I natali dell’aperitivo non sono milanesi, come sarebbe facile pensare vista la grande diffusione di questo rito nella grande città lombarda, sempre dinamica e luogo di veloci trasformazioni sociali e tendenze modaiole, anche a tavola.
L’aperitivo, inteso in prima battuta come la bevanda da bere prima del pasto, per aprire lo stomaco e gustarsi un momento di piacere come preludio al banchetto, è un’invenzione torinese. A concepirlo fu, più di 200 anni fa, Antonio Benedetto Carpano, ideatore del Vermouth, un vino aromatizzato con infuso di erbe e spezie.
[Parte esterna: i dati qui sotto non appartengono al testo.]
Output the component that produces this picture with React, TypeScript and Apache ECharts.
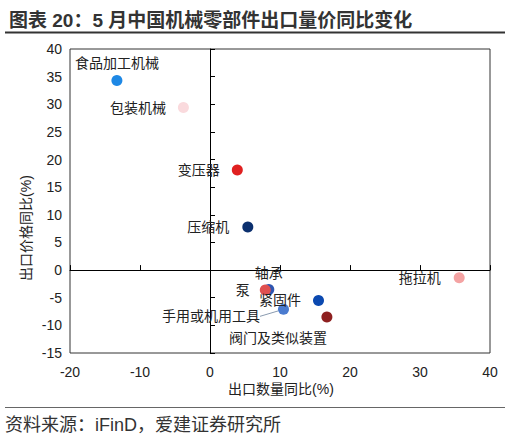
import React, { useEffect, useRef } from "react";
import * as echarts from "echarts";

const names = ["食品加工机械", "包装机械", "变压器", "压缩机", "拖拉机", "轴承", "泵", "紧固件", "手用或机用工具", "阀门及类似装置"];
const exportQtyYoY = [-13.3, -3.8, 3.9, 5.4, 35.6, 8.4, 7.9, 15.5, 10.5, 16.7];
const exportPriceYoY = [34.3, 29.4, 18.1, 7.8, -1.4, -3.5, -3.6, -5.5, -7.1, -8.5];
const xTicks = { min: -20, max: 40, interval: 10 };
const yTicks = { min: -15, max: 40, interval: 5 };

const dotColors = ["#1E88E5", "#FADADD", "#E02020", "#0B2F6E", "#F4A3A3", "#2F56B0", "#E05050", "#0B49B0", "#4A7BCF", "#8E2020"];
const labelPlacement: any[] = [
  { position: "top", distance: 5 },
  { position: "left", distance: 12 },
  { position: "left", distance: 12 },
  { position: "left", distance: 13 },
  { position: "left", distance: 13 },
  { position: "top", distance: 4 },
  { position: "left", distance: 10 },
  { position: "left", distance: 12 },
  { position: "left", distance: 18 },
  { position: "bottom", distance: 8 },
];
const labelShift: Record<number, { dx?: number; dy?: number }> = { 8: { dy: 7 }, 9: { dx: -49 } };
const guidedLabel = 8;

const FONT = "'Liberation Sans', Arial, 'Noto Sans CJK SC', sans-serif";

export default function App() {
  const ref = useRef<HTMLDivElement>(null);
  useEffect(() => {
    if (!ref.current) return;
    const chart = echarts.init(ref.current, null, { renderer: "svg" });
    const data = names.map((n, i) => ({
      name: n,
      value: [exportQtyYoY[i], exportPriceYoY[i]],
      itemStyle: { color: dotColors[i], opacity: 1 },
      label: labelPlacement[i],
      labelLine: { show: i === guidedLabel },
    }));
    const textStyle = { fontFamily: FONT, fontSize: 14, color: "#222" };
    chart.setOption({
      animation: false,
      textStyle: { fontFamily: FONT },
      title: {
        text: "图表 20：5 月中国机械零部件出口量价同比变化",
        left: 4,
        top: 6,
        textStyle: { fontFamily: FONT, fontSize: 19, fontWeight: "bold", color: "#333" },
      },
      grid: {
        left: 70,
        top: 49,
        right: 23,
        bottom: 86,
        show: true,
        borderColor: "#333",
        borderWidth: 1,
        containLabel: false,
      },
      xAxis: [
        {
          type: "value",
          ...xTicks,
          position: "bottom",
          axisLine: { show: false, onZero: false },
          axisTick: { show: false },
          splitLine: { show: false },
          axisLabel: { ...textStyle, margin: 12 },
        },
        {
          type: "value",
          ...xTicks,
          position: "bottom",
          axisLine: { show: true, onZero: true, lineStyle: { color: "#000", width: 1 } },
          axisTick: { show: true, inside: true, length: 5, lineStyle: { color: "#000" } },
          axisLabel: { show: false },
          splitLine: { show: false },
        },
      ],
      yAxis: [
        {
          type: "value",
          ...yTicks,
          position: "left",
          axisLine: { show: false, onZero: false },
          axisTick: { show: false },
          splitLine: { show: false },
          axisLabel: { ...textStyle, margin: 8 },
        },
        {
          type: "value",
          ...yTicks,
          position: "left",
          axisLine: { show: true, onZero: true, lineStyle: { color: "#000", width: 1 } },
          axisTick: { show: true, inside: true, length: 5, lineStyle: { color: "#000" } },
          axisLabel: { show: false },
          splitLine: { show: false },
        },
      ],
      series: [
        {
          type: "scatter",
          xAxisIndex: 0,
          yAxisIndex: 0,
          symbolSize: 11,
          itemStyle: { opacity: 1 },
          data,
          label: { show: true, formatter: "{b}", ...textStyle },
          labelLine: { show: false, lineStyle: { color: "#8a9bb0", width: 1 } },
          labelLayout: (p: any) => labelShift[p.dataIndex] || {},
        },
      ],
      graphic: [
        {
          type: "text",
          x: 26,
          y: 228,
          rotation: Math.PI / 2,
          style: { text: "出口价格同比(%)", align: "center", verticalAlign: "middle", font: `14px ${FONT}`, fill: "#222" },
        },
        {
          type: "text",
          x: 281,
          y: 389,
          style: { text: "出口数量同比(%)", align: "center", verticalAlign: "middle", font: `14px ${FONT}`, fill: "#222" },
        },
        { type: "line", shape: { x1: 5, y1: 32.5, x2: 505, y2: 32.5 }, style: { stroke: "#333", lineWidth: 2 } },
        { type: "line", shape: { x1: 5, y1: 407.5, x2: 505, y2: 407.5 }, style: { stroke: "#666", lineWidth: 1 } },
        {
          type: "text",
          x: 5,
          y: 425,
          style: { text: "资料来源：iFinD，爱建证券研究所", verticalAlign: "middle", font: `18px ${FONT}`, fill: "#333" },
        },
      ],
    });
    return () => chart.dispose();
  }, []);
  return <div ref={ref} style={{ position: "fixed", left: 0, top: 0, width: 513, height: 439, background: "#fff" }} />;
}
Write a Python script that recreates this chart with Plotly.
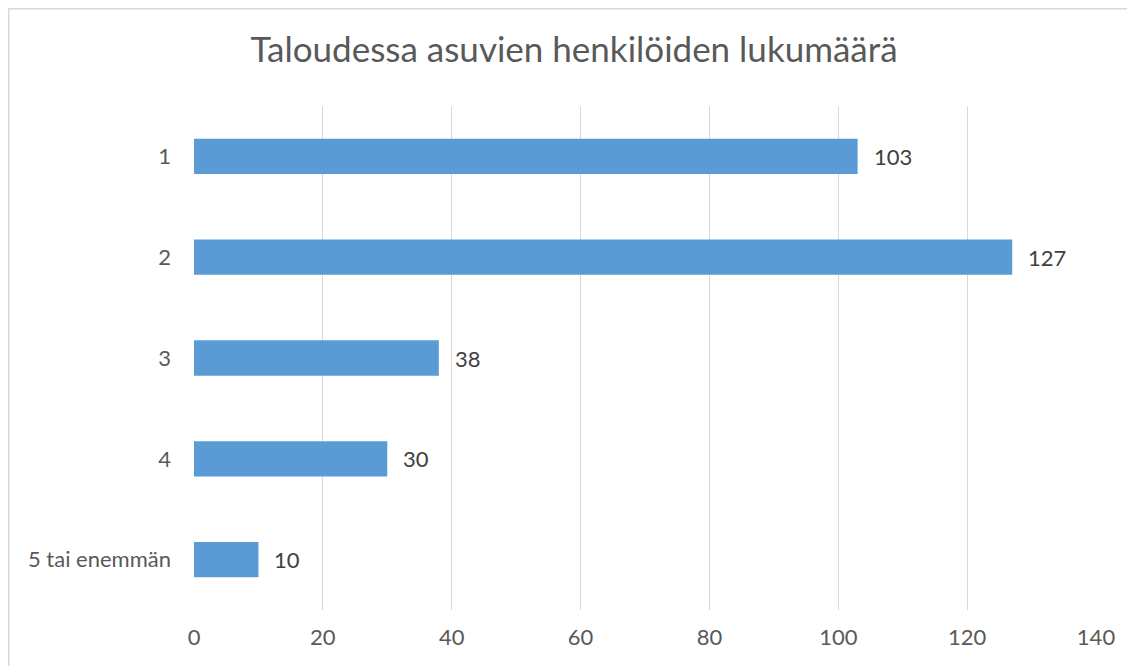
import plotly.graph_objects as go

categories = ["1", "2", "3", "4", "5 tai enemmän"]
values = [103, 127, 38, 30, 10]
x_ticks = [0, 20, 40, 60, 80, 100, 120, 140]
title_text = "Taloudessa asuvien henkilöiden lukumäärä"

# page body has an 8px default margin, so the figure is drawn offset by 8px
OFF = 8
W, H = 1135 - OFF, 666 - OFF
L, T = 194 - OFF, 106 - OFF
pw, ph = 902, 504
R = W - L - pw
B = H - T - ph

font_family = "Lato, 'Open Sans', sans-serif"

fig = go.Figure()
fig.add_trace(go.Bar(
    x=values, y=list(range(len(categories))), orientation="h",
    marker=dict(color="#5B9BD5", line=dict(width=0)),
    width=0.35, hoverinfo="skip",
))

for i, v in enumerate(values):
    fig.add_annotation(x=v, y=i, text=str(v), showarrow=False,
                       xanchor="left", xshift=14,
                       font=dict(size=22, color="#404040", family=font_family))

def px_x(p):
    return (p - L) / pw

def px_y(p):
    return (H - B - p) / ph

# chart border (light gray frame)
fig.add_shape(type="line", xref="paper", yref="paper",
              x0=px_x(0), x1=px_x(1119), y0=px_y(0.8), y1=px_y(0.8),
              line=dict(color="#D9D9D9", width=1.5))
fig.add_shape(type="line", xref="paper", yref="paper",
              x0=px_x(0.8), x1=px_x(0.8), y0=px_y(0), y1=px_y(H + 5),
              line=dict(color="#D9D9D9", width=1.5))

fig.update_layout(
    width=W, height=H,
    margin=dict(l=L, r=R, t=T, b=B, autoexpand=False),
    paper_bgcolor="white", plot_bgcolor="white",
    showlegend=False,
    title=dict(text=title_text, xref="container", x=(574 - OFF) / W, xanchor="center",
               yref="container", y=1 - 42 / H, yanchor="middle",
               font=dict(size=35, color="#595959", family=font_family)),
    xaxis=dict(range=[0, 140], tickvals=x_ticks, showgrid=True, automargin=False,
               gridcolor="#D9D9D9", gridwidth=1, zeroline=False, showline=False,
               ticks="", ticklabelstandoff=12,
               tickfont=dict(size=22, color="#595959", family=font_family)),
    yaxis=dict(range=[4.5, -0.5], tickvals=list(range(len(categories))),
               ticktext=categories, automargin=False,
               showgrid=False, zeroline=False, showline=False, ticks="",
               ticklabelstandoff=22,
               tickfont=dict(size=22, color="#595959", family=font_family)),
)

fig.write_html("out.html")
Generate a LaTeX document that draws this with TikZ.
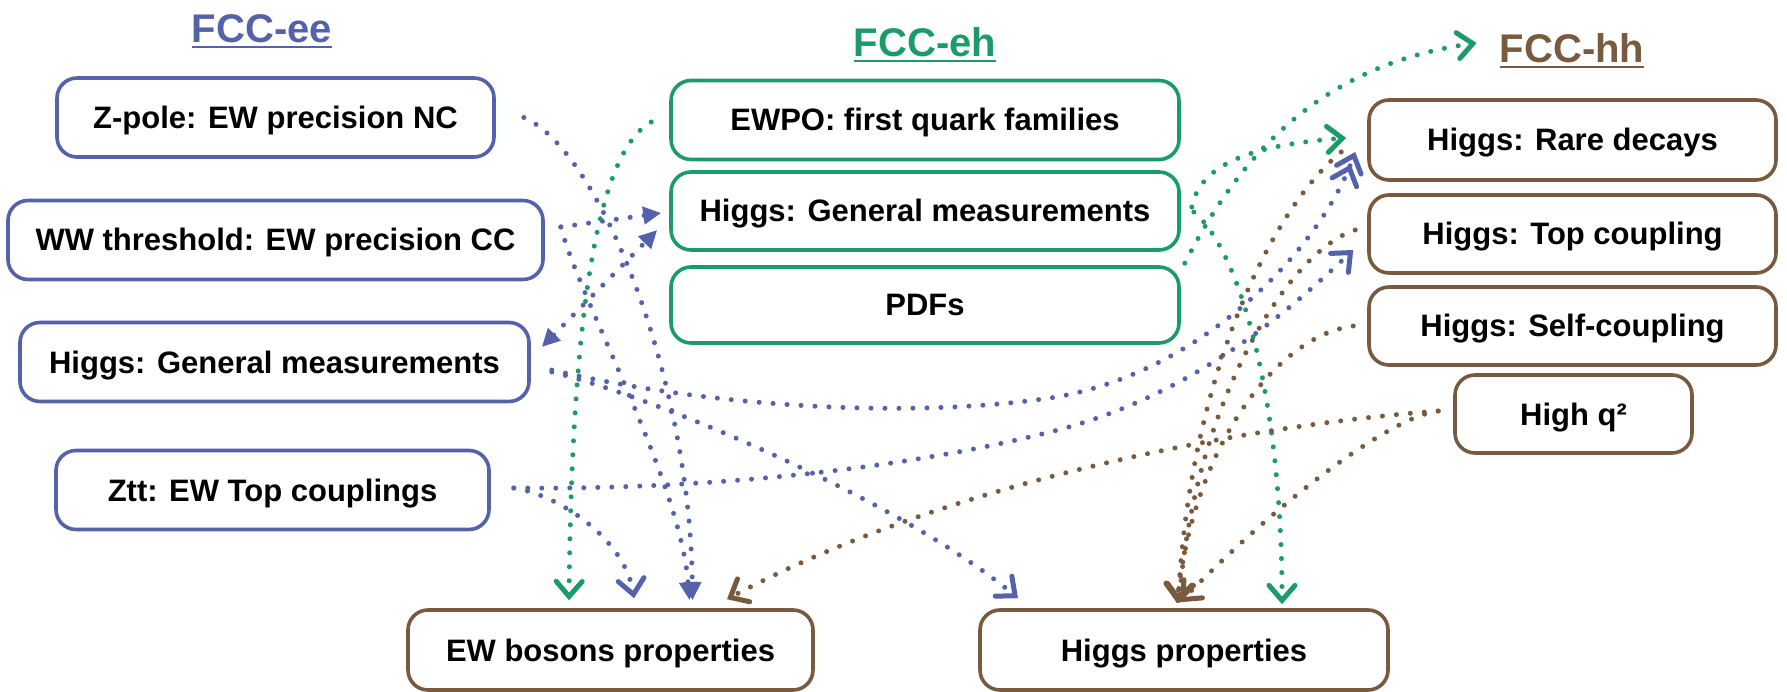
\documentclass[tikz,border=0pt]{standalone}
\usepackage{fontspec}
\setmainfont{Liberation Sans}
\usetikzlibrary{arrows.meta,calc}
\definecolor{eeblue}{RGB}{84,98,170}
\definecolor{ehgreen}{RGB}{26,155,104}
\definecolor{hhbrown}{RGB}{120,90,62}
\begin{document}
\begin{tikzpicture}[x=1pt,y=-1pt,
  box/.style={draw, rounded corners=20pt, line width=3.6pt, minimum height=79pt,
    text height=22pt, text depth=0pt, inner sep=0pt,
    font=\fontsize{31}{36}\selectfont\bfseries},
  eebox/.style={box, draw=eeblue},
  ehbox/.style={box, draw=ehgreen},
  hhbox/.style={box, draw=hhbrown},
  title/.style={inner sep=0pt, anchor=base, font=\fontsize{40}{48}\selectfont\bfseries},
  uline/.style={line width=2.8pt},
  link/.style={line width=5pt, line cap=round, dash pattern=on 0pt off 14pt},
  vtip/.tip={Straight Barb[length=15pt,width=26pt,line width=5pt,line cap=round]},
  barb/.style={-vtip},
  tri/.style={-{Triangle[length=18pt,width=17pt]}},
  dbarb/.style={-{vtip[sep=-8pt]vtip}},
  ttri/.style={{Triangle[length=18pt,width=17pt]}-{Triangle[length=18pt,width=17pt]}},
]
\fill[white] (0,0) rectangle (1787,692);
\useasboundingbox (0,0) rectangle (1787,692);

% titles
\node[title, text=eeblue] (tee) at (262,43) {FCC-ee};
\node[title, text=ehgreen] (teh) at (925,57) {FCC-eh};
\node[title, text=hhbrown] (thh) at (1572,63) {FCC-hh};
\draw[uline, eeblue] ($(tee.base west)+(0,4)$) -- ($(tee.base east)+(0,4)$);
\draw[uline, ehgreen] ($(teh.base west)+(0,4)$) -- ($(teh.base east)+(0,4)$);
\draw[uline, hhbrown] ($(thh.base west)+(0,4)$) -- ($(thh.base east)+(0,4)$);

% FCC-ee
\node[eebox, minimum width=437pt] (zpole) at (275.5,117.5) {Z-pole: EW precision NC};
\node[eebox, minimum width=535pt] (ww) at (275.5,240) {WW threshold: EW precision CC};
\node[eebox, minimum width=509pt] (higgsee) at (274.5,362) {Higgs: General measurements};
\node[eebox, minimum width=433pt] (ztt) at (272.5,490) {Ztt: EW Top couplings};
% FCC-eh
\node[ehbox, minimum width=508pt] (ewpo) at (925,120) {EWPO: first quark families};
\node[ehbox, minimum width=508pt, minimum height=78pt] (higgseh) at (925,211) {Higgs: General measurements};
\node[ehbox, minimum width=508pt, minimum height=76pt] (pdfs) at (925,305) {PDFs};
% FCC-hh
\node[hhbox, minimum width=407pt, minimum height=80pt] (rare) at (1572.5,140) {Higgs: Rare decays};
\node[hhbox, minimum width=407pt, minimum height=78pt] (top) at (1572.5,234) {Higgs: Top coupling};
\node[hhbox, minimum width=407pt, minimum height=78pt] (self) at (1572.5,326) {Higgs: Self-coupling};
\node[hhbox, minimum width=237pt, minimum height=78pt] (highq) at (1573.5,414) {High q²};
% targets
\node[hhbox, minimum width=405pt, minimum height=80pt] (ewb) at (610.5,650) {EW bosons properties};
\node[hhbox, minimum width=408pt, minimum height=80pt] (hprop) at (1184,650) {Higgs properties};

% green connectors
\draw[link, ehgreen, barb] ($(ewpo.west)+(-18,2)$) .. controls (600,150) and (572,300) .. ($(ewb.north)+(-41.5,-8)$);
\draw[link, ehgreen, barb] ($(higgseh.east)+(11,-4)$) .. controls (1200,165) and (1250,145) .. ($(rare.west)+(-21,-2)$);
\draw[link, ehgreen, barb] ($(higgseh.east)+(13,1)$) .. controls (1240,250) and (1282,400) .. ($(hprop.north)+(98,-4)$);
\draw[link, ehgreen, barb] ($(pdfs.north east)+(4,-2)$) .. controls (1240,155) and (1320,65) .. ($(thh.base west)+(-23,-20)$);

% blue connectors
\draw[link, eeblue, tri] ($(zpole.east)+(28,0)$) .. controls (600,150) and (690,380) .. ($(ewb.north)+(82,-8)$);
\draw[link, eeblue, tri] ($(ww.east)+(16,-13)$) -- ($(higgseh.west)+(-8,2)$);
\draw[link, eeblue, tri] ($(ww.east)+(16,-13)$) .. controls (580,300) and (680,480) .. ($(ewb.north)+(79,-8)$);
\draw[link, eeblue, ttri] ($(higgsee.east)+(11,-15)$) -- ($(higgseh.west)+(-12,19)$);
\draw[link, eeblue, dbarb] ($(higgsee.east)+(21,8)$) .. controls (700,405) and (900,420) .. (1050,398) .. controls (1200,375) and (1320,250) .. ($(rare.west)+(-12,12)$);
\draw[link, eeblue, barb] ($(higgsee.east)+(21,10)$) .. controls (650,395) and (900,500) .. ($(hprop.north)+(-166,-10)$);
\draw[link, eeblue, barb] ($(ztt.east)+(23,-2)$) .. controls (560,495) and (625,540) .. ($(ewb.north)+(23.5,-10)$);
\draw[link, eeblue, barb] ($(ztt.east)+(23,-2)$) .. controls (700,490) and (900,470) .. (1050,432) .. controls (1200,395) and (1300,300) .. ($(top.west)+(-14,16)$);

% brown connectors
\draw[link, hhbrown, barb] ($(rare.west)+(-26,12)$) .. controls (1270,210) and (1190,380) .. ($(hprop.north)+(-6,-5)$);
\draw[link, hhbrown, barb] ($(top.west)+(-12,-4)$) .. controls (1290,250) and (1195,400) .. ($(hprop.north)+(-5,-5)$);
\draw[link, hhbrown, barb] ($(self.west)+(-14,0)$) .. controls (1280,335) and (1195,440) .. ($(hprop.north)+(-7,-5)$);
\draw[link, hhbrown, barb] ($(highq.west)+(-15,-3)$) .. controls (1400,415) and (1300,480) .. ($(hprop.north)+(-4,-6)$);
\draw[link, hhbrown, barb] ($(highq.west)+(-15,-3)$) .. controls (1250,425) and (950,480) .. ($(ewb.north)+(116.5,-9)$);
\end{tikzpicture}
\end{document}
Il Vermouth spopolò, fu esportato in tutta Europa e successivamente prodotto da Cinzano e Martini & Rossi, divenendo con l’appellativo di “Martini” l’aperitivo per eccellenza, liscio o come base di tanti cocktail. Anche Gancia promosse il suo Vermouth che divenne l’aperitivo ufficiale della Casa Reale.
Quando oggi parliamo di aperitivo pensiamo non solo al cocktail, alcolico o analcolico, frizzante o liscio, pensiamo anche agli stuzzichini da guastare sorseggiando, stuzzichini sempre più ricchi ed elaborati, tant’è che da apertura alla cena, l’aperitivo sta sostituendo la cena stessa in molte città, diventando con l’apericena (questa sì di origine milanese) un’alternativa veloce, informale, gustosa e meno costosa di un pasto al tavolo. Così i bar di tutta Italia, Torino e Milano in testa, offrono insieme al bicchiere anche una serie di piattini e ciotole stracolme di ogni bendiddio che spazia in tutta la gamma della cucina: dalle mandorle salate e arachidi, ai taralli pugliesi e olive verdi, passando per focaccine, panzerottini, formaggi, salumi, grissini, tartine, cornetti salati, o assaggi di vere e proprie pietanze, bagna cauda e fonduta, o assaggi di carpaccio di carne o pesce, o persino frutta e dolci.
Dunque, il fenomeno aperitivo s’è evoluto, diventando un “concept” gastronomico, un’occasione di consumo con nuove regole e costumi. L’aperitivo fast, veloce, rispetto al pranzo o alla cena, da consumare perlopiù in piedi, è oggi un buffet di antipasti accompagnati da gustosi drink, analcolici come i bitter, oppure alcolici, bevande che i mixologist preparano pescando dai classici, o rivisitando le vecchie glorie (Martini, Negroni e via discorrendo) o inventando nuovi mix. Sicuramente i drink più diffusi sono l’Americano, il Pirlo, lo Spritz, il Campari, il Rossini e il San Pellegrino. C’è da dire che l’uso dell’aperitivo, ben radicato nei bar italiani (ma anche nei ristoranti, pub e pizzerie più modaiole), si sta diffondendo anche in altri paesi, per esempio Svizzera, Francia, Austria, Slovenia, Serbia e Germania.
I locali che mettono a disposizione l’aperitivo sanno che questo tipo di offerta si presta a tantissime interpretazioni e permette di giocare con il menu e il prezzo. Così è possibile un aperitivo contenuto in quantità e costo o un’apericena (un buffet più sostanzioso). Inoltre, è possibile anche dare una firma ben precisa di stile al proprio aperitivo. Infatti, sempre più l’aperitivo caratterizza, per i consumatori, l’immagine del locale. E sempre più l’aperitivo si caratterizza come pout purrì di sfizi, presi in prestito alla tradizione locale, da assaporare anche con il vino top della regione, magari bianco, e non solo con bitter o cocktail. Ecco allora che l’aperitivo campano vede la pizza a tranci e la mozzarella di bufala protagoniste, l’aperitivo piemontese punta su salumi, formaggi, acciughe al verde, l’aperitivo bolognese su altro ancora e via discorrendo. Le tipicità della gastronomia, potremmo dire, si fanno mignon, piatti nati poveri per sfamare il popolo si fanno esteticamente belli e desiderabili nelle miniporzioni. Mentre la cantina diventa una fonte di ispirazione per la scelta della bevanda da proporre.
Il colore degli appetizer, la ricerca delle materie prime, la fantasia messa nella preparazione dell’aperitivo dimostrano la flessibilità di questa occasione di consumo da vivere e far vivere sempre più come un’esperienza, un viaggio fra i sapori e i piaceri.